◆ Recorded data:
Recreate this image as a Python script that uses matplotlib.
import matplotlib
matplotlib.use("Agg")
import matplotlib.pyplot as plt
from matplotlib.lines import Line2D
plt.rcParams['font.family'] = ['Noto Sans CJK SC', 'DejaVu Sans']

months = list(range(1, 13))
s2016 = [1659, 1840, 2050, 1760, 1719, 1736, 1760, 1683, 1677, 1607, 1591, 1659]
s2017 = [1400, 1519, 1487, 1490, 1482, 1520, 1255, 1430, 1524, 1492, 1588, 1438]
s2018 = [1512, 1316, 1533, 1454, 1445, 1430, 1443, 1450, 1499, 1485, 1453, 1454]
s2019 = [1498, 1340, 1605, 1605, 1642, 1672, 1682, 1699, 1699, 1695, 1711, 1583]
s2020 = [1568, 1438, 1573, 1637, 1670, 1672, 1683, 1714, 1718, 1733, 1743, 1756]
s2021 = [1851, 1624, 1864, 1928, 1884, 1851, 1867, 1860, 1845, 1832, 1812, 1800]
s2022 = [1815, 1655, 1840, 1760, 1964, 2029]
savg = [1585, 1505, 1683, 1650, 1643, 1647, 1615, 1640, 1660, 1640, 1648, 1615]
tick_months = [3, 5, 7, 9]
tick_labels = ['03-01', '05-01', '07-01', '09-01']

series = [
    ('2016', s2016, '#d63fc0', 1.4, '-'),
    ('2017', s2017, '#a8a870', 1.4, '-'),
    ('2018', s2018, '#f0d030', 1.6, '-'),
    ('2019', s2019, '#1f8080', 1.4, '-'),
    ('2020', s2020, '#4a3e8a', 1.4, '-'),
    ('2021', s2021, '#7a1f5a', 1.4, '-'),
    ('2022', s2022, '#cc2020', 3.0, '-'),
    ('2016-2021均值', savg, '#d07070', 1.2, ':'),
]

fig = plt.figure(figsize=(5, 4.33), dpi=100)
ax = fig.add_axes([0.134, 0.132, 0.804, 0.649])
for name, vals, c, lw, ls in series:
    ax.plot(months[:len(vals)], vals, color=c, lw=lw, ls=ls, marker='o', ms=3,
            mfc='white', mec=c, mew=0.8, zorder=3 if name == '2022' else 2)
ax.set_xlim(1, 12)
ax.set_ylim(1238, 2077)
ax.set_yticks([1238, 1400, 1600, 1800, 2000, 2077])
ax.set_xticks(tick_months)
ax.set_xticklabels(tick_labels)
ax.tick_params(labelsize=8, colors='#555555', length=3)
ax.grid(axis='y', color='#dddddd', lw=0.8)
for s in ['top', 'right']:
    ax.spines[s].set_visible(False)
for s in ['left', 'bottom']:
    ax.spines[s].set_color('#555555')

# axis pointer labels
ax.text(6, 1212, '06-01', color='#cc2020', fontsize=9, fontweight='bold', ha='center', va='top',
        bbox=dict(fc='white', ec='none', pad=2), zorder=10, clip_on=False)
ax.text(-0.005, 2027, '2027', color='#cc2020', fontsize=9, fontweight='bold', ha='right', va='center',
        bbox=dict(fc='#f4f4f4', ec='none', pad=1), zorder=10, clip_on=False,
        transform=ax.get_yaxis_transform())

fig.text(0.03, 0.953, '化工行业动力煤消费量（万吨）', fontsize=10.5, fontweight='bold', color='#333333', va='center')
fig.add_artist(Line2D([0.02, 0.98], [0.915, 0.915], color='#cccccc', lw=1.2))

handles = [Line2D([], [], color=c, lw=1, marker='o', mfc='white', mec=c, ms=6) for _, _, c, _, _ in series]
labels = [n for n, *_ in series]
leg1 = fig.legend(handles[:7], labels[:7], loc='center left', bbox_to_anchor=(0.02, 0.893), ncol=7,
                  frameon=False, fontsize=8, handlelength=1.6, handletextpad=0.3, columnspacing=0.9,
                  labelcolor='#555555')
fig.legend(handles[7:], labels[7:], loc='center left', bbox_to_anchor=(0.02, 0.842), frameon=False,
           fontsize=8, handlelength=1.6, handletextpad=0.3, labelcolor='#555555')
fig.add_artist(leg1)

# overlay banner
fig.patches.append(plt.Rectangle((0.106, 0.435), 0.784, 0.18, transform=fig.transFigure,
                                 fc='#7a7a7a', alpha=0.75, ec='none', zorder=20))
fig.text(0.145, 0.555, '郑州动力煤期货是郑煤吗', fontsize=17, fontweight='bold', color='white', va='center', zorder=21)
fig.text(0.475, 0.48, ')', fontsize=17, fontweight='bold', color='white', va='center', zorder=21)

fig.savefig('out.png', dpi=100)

◆ What you should do: Word for word, quote the lines of the material from the first line through the line with "tick_labels = ['03-01', '05-01', '07-01', '09-01']", both ends included.

◆ Solution below:
Recreate this image as a Python script that uses matplotlib.
import matplotlib
matplotlib.use("Agg")
import matplotlib.pyplot as plt
from matplotlib.lines import Line2D
plt.rcParams['font.family'] = ['Noto Sans CJK SC', 'DejaVu Sans']

months = list(range(1, 13))
s2016 = [1659, 1840, 2050, 1760, 1719, 1736, 1760, 1683, 1677, 1607, 1591, 1659]
s2017 = [1400, 1519, 1487, 1490, 1482, 1520, 1255, 1430, 1524, 1492, 1588, 1438]
s2018 = [1512, 1316, 1533, 1454, 1445, 1430, 1443, 1450, 1499, 1485, 1453, 1454]
s2019 = [1498, 1340, 1605, 1605, 1642, 1672, 1682, 1699, 1699, 1695, 1711, 1583]
s2020 = [1568, 1438, 1573, 1637, 1670, 1672, 1683, 1714, 1718, 1733, 1743, 1756]
s2021 = [1851, 1624, 1864, 1928, 1884, 1851, 1867, 1860, 1845, 1832, 1812, 1800]
s2022 = [1815, 1655, 1840, 1760, 1964, 2029]
savg = [1585, 1505, 1683, 1650, 1643, 1647, 1615, 1640, 1660, 1640, 1648, 1615]
tick_months = [3, 5, 7, 9]
tick_labels = ['03-01', '05-01', '07-01', '09-01']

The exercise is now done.